The Brothers
Grimm (2005)
fantasy adventure
directed
by : Terry Gilliam
featuring
: Matt Damon - Heath Ledger - Jonathan Pryce - Lena Headley - Monica Bellucci
running
time : 1 hour 58 minutes
Two men who have made a career out of spinning
remarkable stories find themselves bringing them to life in this inventive
fantasy inspired by the creators of some of the world's best-loved fairy
tales. Will Grimm (Matt Damon) and his brother Jake Grimm (Heath Ledger)
earn their living by traveling from village to village and vanquishing
strange supernatural beasts that have been menacing the populace. Or at
least that's what their clients think has been happening; as it happens,
Will and Jake are confidence men who cleverly stage the ghostly attacks
and then take payment for making the creatures they fabricated go away.
One day, the brothers arrive in a town and offer to help its people drive
away evil spirits, unaware that the community is bordered by a genuine
enchanted forest, and that young girls in the village have been disappearing
at a frightful rate. The Grimm Brothers must now learn how to deal with
real magic, with the help of the lovely but fearless Angelika (Lena Headey).

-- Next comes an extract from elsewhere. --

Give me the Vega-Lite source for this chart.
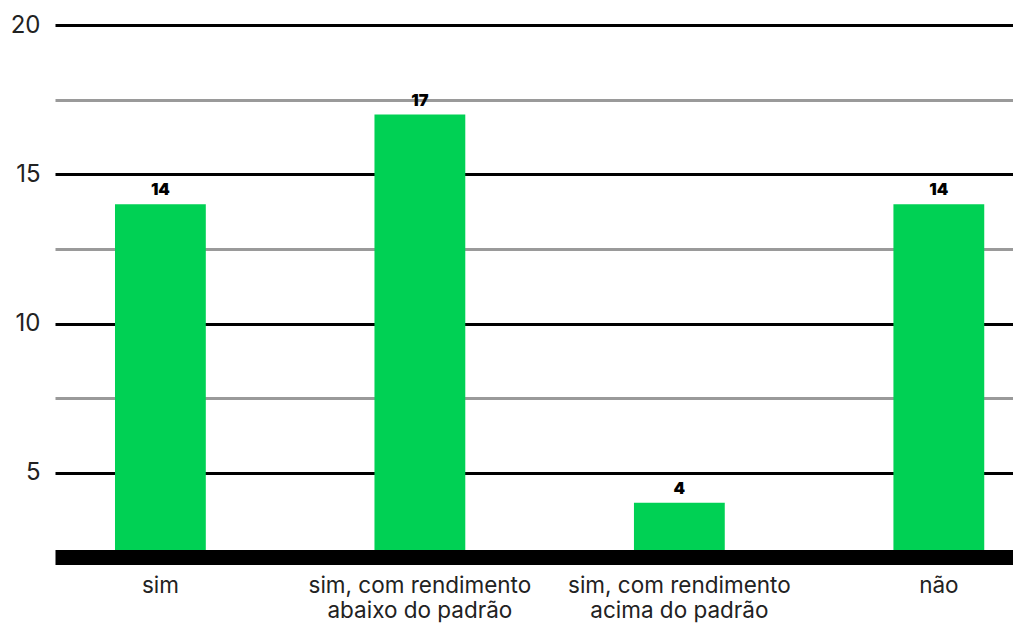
{
  "$schema": "https://vega.github.io/schema/vega-lite/v6.json",
  "width": 958,
  "height": 525,
  "autosize": {"type": "none"},
  "padding": {"left": 55, "top": 25, "right": 0, "bottom": 74},
  "background": "white",
  "config": {
    "view": {"stroke": null},
    "font": "Inter"
  },
  "data": {
    "values": [
      {"categoria": "sim", "valor": 14},
      {"categoria": "sim, com rendimento abaixo do padrão", "valor": 17},
      {"categoria": "sim, com rendimento acima do padrão", "valor": 4},
      {"categoria": "não", "valor": 14}
    ]
  },
  "encoding": {
    "x": {
      "field": "categoria",
      "type": "nominal",
      "sort": null,
      "scale": {"paddingInner": 0.65, "paddingOuter": 0.171, "align": 0.676},
      "axis": {
        "title": null,
        "labelAngle": 0,
        "labelFontSize": 22.5,
        "labelColor": "#222222",
        "labelLineHeight": 25,
        "labelPadding": 17,
        "labelLimit": 0,
        "labelOverlap": false,
        "labelExpr": "split(replace(datum.label, ' rendimento ', ' rendimento|'), '|')",
        "ticks": false,
        "domain": true,
        "domainColor": "black",
        "domainWidth": 15,
        "offset": 7,
        "grid": false
      }
    },
    "y": {
      "field": "valor",
      "type": "quantitative",
      "scale": {"domain": [2.42, 20], "nice": false, "zero": false},
      "axis": {
        "title": null,
        "values": [5, 7.5, 10, 12.5, 15, 17.5, 20],
        "labelExpr": "datum.value % 5 == 0 ? datum.label : ''",
        "labelFontSize": 24,
        "labelColor": "#222222",
        "labelPadding": 15,
        "ticks": false,
        "domain": false,
        "grid": true,
        "gridWidth": 3,
        "gridColor": {"condition": {"test": "datum.value % 5 != 0", "value": "#9a9a9a"}, "value": "black"}
      }
    }
  },
  "layer": [
    {
      "mark": {"type": "bar", "color": "#00D154", "clip": true}
    },
    {
      "mark": {"type": "text", "baseline": "bottom", "dy": -6, "fontSize": 16.5, "fontWeight": 900, "color": "black"},
      "encoding": {"text": {"field": "valor", "type": "quantitative"}}
    }
  ]
}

Directed by Terry Gilliam, The Brothers Grimm also stars Monica Bellucci,
Peter Stormare, and Jonathan Pryce.
Incoherent and dull, Terry Gilliam's
The Brothers Grimm feels like it was edited by someone who was never given
access to the shooting script. After an interesting setup that offers some
very funny moments from Matt Damon, the film bogs down, losing track of
the story and seeming like it has no interest in returning to it anytime
in particular. This might be excusable if Gilliam's visual imagination
could fill the gap, but the vast majority of the film seems to take place
in the same dreary outdoor location, whose nooks and crannies become overly
familiar to the viewer fairly quickly. Instead of bringing back fond memories
of the best aspects of Time Bandits or The Adventures of Baron Munchausen,
the miscalculation that is The Brothers Grimm recalls another infuriating
film that ransacked the audience's collective memory of beloved characters,
Stephen Sommers' atrocious Van Helsing.